July 1, 2008 //  by Admin

Tags: Governors | Headteacher | School Governance | School Governor | School Leadership & Management

Criminal record checks are to be made mandatory for all newly appointed school employees as part of the tightening up of vetting procedures in the wake of the recent controversy over sex offenders being cleared to work in education.

The existing DfES guidance on preventing unsuitable people from working with children, although widely followed, only has the status of ‘strongly recommended’. The education secretary, Ruth Kelly, has also promised to introduce new legislation in February that will bring together the names of people barred from working with children under the Protection of Children Act with those in her department’s own List 99. The final decision on who is placed on such a barring list will be removed from ministers and given to a new statutory body of independent experts.
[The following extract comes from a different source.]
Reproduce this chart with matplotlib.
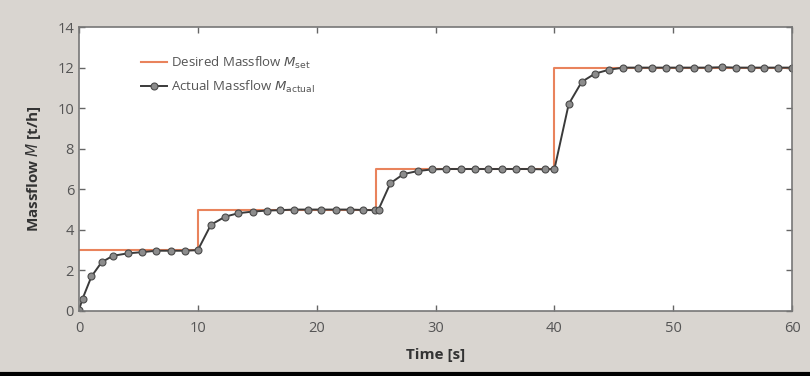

As an interim measure, Ruth Kelly has set up a panel of independent experts, to be chaired by former Barnardo’s chief executive Roger Singleton, which will oversee the current List 99 process.

She also said that anyone either cautioned for or convicted of a sexual offence would be barred from working with children, whether or not they were on the sex offenders’ register.

It was not immediately clear how the new rules would apply to volunteers, which left governors to wait for details to be published for consultation in order to find out how much they themselves will be affected.

When the CRB vetting system was introduced in September 2002, new or reappointed governors were required to have a standard disclosure. However, this requirement was rapidly suspended as the CRB struggled to cope with the volume of applications. Two years later, the DfES confirmed that it would not be reintroduced.

Prospective governors must now sign a declaration that they are not disqualified from serving on any grounds, including criminal convictions, and support this with a List 99 check to confirm that they are not barred or restricted by the DfES. However, clerks can request that a serving governor obtains a CRB disclosure if he or she is ‘giving cause for concern’.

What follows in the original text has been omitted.